Al-Khawaja rose to prominence during the 2011 uprising in Bahrain, when protesters roared into a traffic circle in the capital city of Manama on Feb. 14 and demanded a place for their state in the Arab Spring, a regional call for rights and democratic reform.

Yet police made quick work of the protests, and the Bahraini government sought immediate fixes to quell political dissent. Al-Khawaja’s father, Abdulhadi al-Khawaja, was one of eight opposition figures given life in prison for their role in the pro-democracy protests. Zainab al-Khawaja also spent a year in prison for joining the demonstrations.

Her sister Maryam, who is a co-director of the Gulf Center for Human Rights, said in Twitter posts that the sentence was not immediately carried out and al-Khawaja will seek an appeal. Al-Khawaja is also appealing convictions in three other cases, including for insulting a police officer while in prison. The mother of two was not in court for her most recent sentencing, after giving birth just a week earlier.
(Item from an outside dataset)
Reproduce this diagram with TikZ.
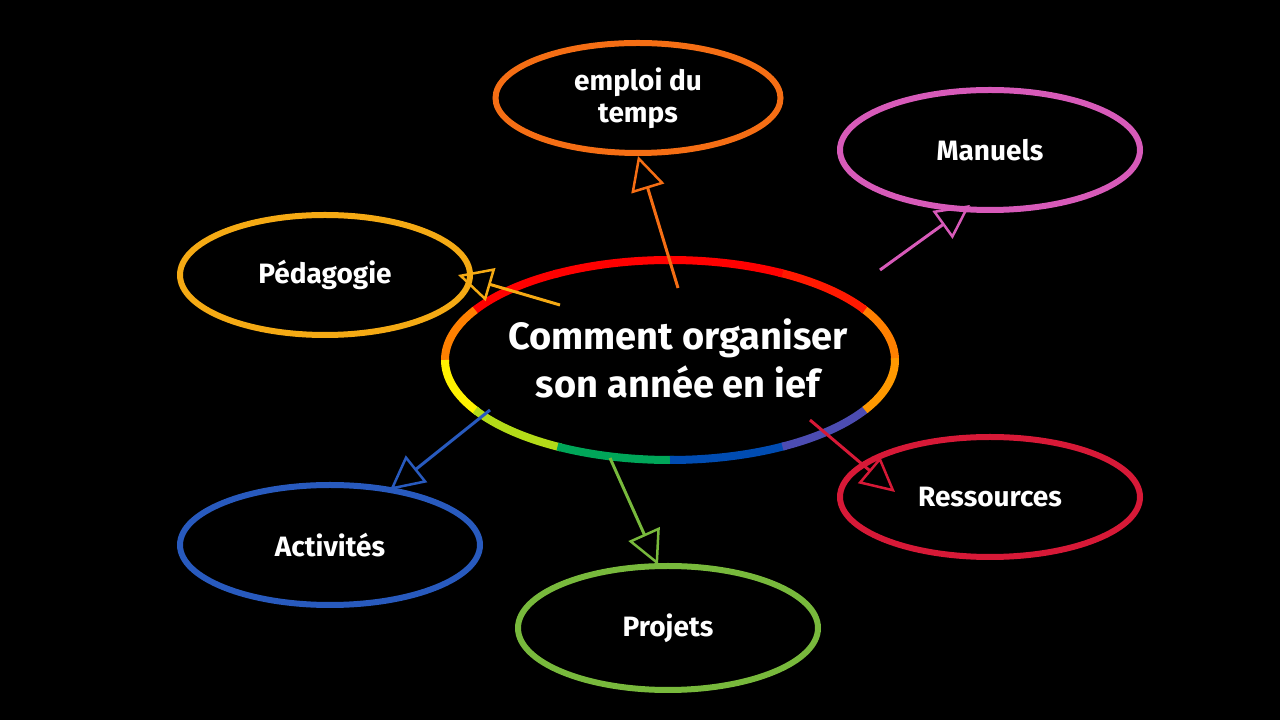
\documentclass[tikz,border=0pt]{standalone}
\usepackage{fontspec}
\setmainfont{Fira Sans}
\usetikzlibrary{shapes.geometric,arrows.meta}
\definecolor{cOr}{RGB}{245,110,20}
\definecolor{cPk}{RGB}{215,90,185}
\definecolor{cYe}{RGB}{245,170,20}
\definecolor{cRd}{RGB}{215,25,55}
\definecolor{cBl}{RGB}{40,90,190}
\definecolor{cGr}{RGB}{120,185,60}
\begin{document}
\begin{tikzpicture}[x=1pt,y=1pt,
  bub/.style={ellipse,draw,line width=6pt,text=white,font=\bfseries\fontsize{28}{32}\selectfont,align=center,inner sep=0pt},
  arr/.style={line width=3pt,-{Triangle[open,length=34pt,width=34pt,line width=2.5pt]}}]
\fill[black] (0,0) rectangle (1280,720);
\useasboundingbox (0,0) rectangle (1280,720);
\node[bub,draw=cOr,minimum width=285,minimum height=110] (emp) at (638,622) {emploi du\\temps};
\node[bub,draw=cPk,minimum width=300,minimum height=120] (man) at (990,570) {Manuels};
\node[bub,draw=cYe,minimum width=290,minimum height=120] (ped) at (325,445) {Pédagogie};
\node[bub,draw=cRd,minimum width=300,minimum height=120] (res) at (990,223) {Ressources};
\node[bub,draw=cBl,minimum width=300,minimum height=120] (act) at (330,175) {Activités};
\node[bub,draw=cGr,minimum width=300,minimum height=124] (pro) at (668,92) {Projets};
\node[text=white,font=\bfseries\fontsize{38}{48}\selectfont,align=center] (c) at (678,362) {Comment organiser\\son année en ief};
\foreach \a/\col in {0/orange,30/red!80!orange,60/red,90/red,120/red,150/orange,180/yellow,210/yellow!70!green,240/teal!70!green,270/teal!60!blue,300/blue!40!gray,330/orange!80!yellow}{
  \draw[\col,line width=8pt] (670,360) ++(\a:225 and 100) arc[start angle=\a,end angle=\a+31,x radius=225,y radius=100];
}
\coordinate (s1) at (678,432); \coordinate (s2) at (880,450);
\coordinate (s3) at (560,415); \coordinate (s4) at (810,300);
\coordinate (s5) at (490,310); \coordinate (s6) at (610,262);
\coordinate (t4) at (895,228);
\draw[arr,cOr] (s1) -- (emp.south);
\draw[arr,cPk] (s2) -- ([xshift=-20pt,yshift=8pt]man.south);
\draw[arr,cYe] (s3) -- ([xshift=-15pt]ped.east);
\draw[arr,cRd] (s4) -- (t4);
\draw[arr,cBl] (s5) -- ([xshift=60pt,yshift=-8pt]act.north);
\draw[arr,cGr] (s6) -- ([xshift=-10pt,yshift=-2pt]pro.north);
\end{tikzpicture}
\end{document}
Al-Khawaja has sharply criticized American officials for failing to lean harder on Bahrain to address its human-rights abuses. The Gulf state hosts the U.S. Navy Fifth Fleet, and the kingdom has been a U.S. ally in fighting the meteoric rise of jihadist cult the Islamic State of Iraq and Greater Syrian (ISIS) in Bahrain’s neighbors.

The U.S. State Department’s highest official on human rights, Tom Malinowsk, concluded a trip to Bahrain on Thursday, his first visit to the state since he was told to leave five months earlier. The Bahraini Foreign Ministry had accused the Assistant Secretary of State for Human Rights of violating “conventional diplomatic norms” by meeting with the leader and members of the country’s largest opposition party.

Asked by a reporter on Tuesday if the U.S. State Department had comment on al-Khawaja’s sentencing, a spokesperson said: “I don’t think I do. I’m happy to check with our folks.”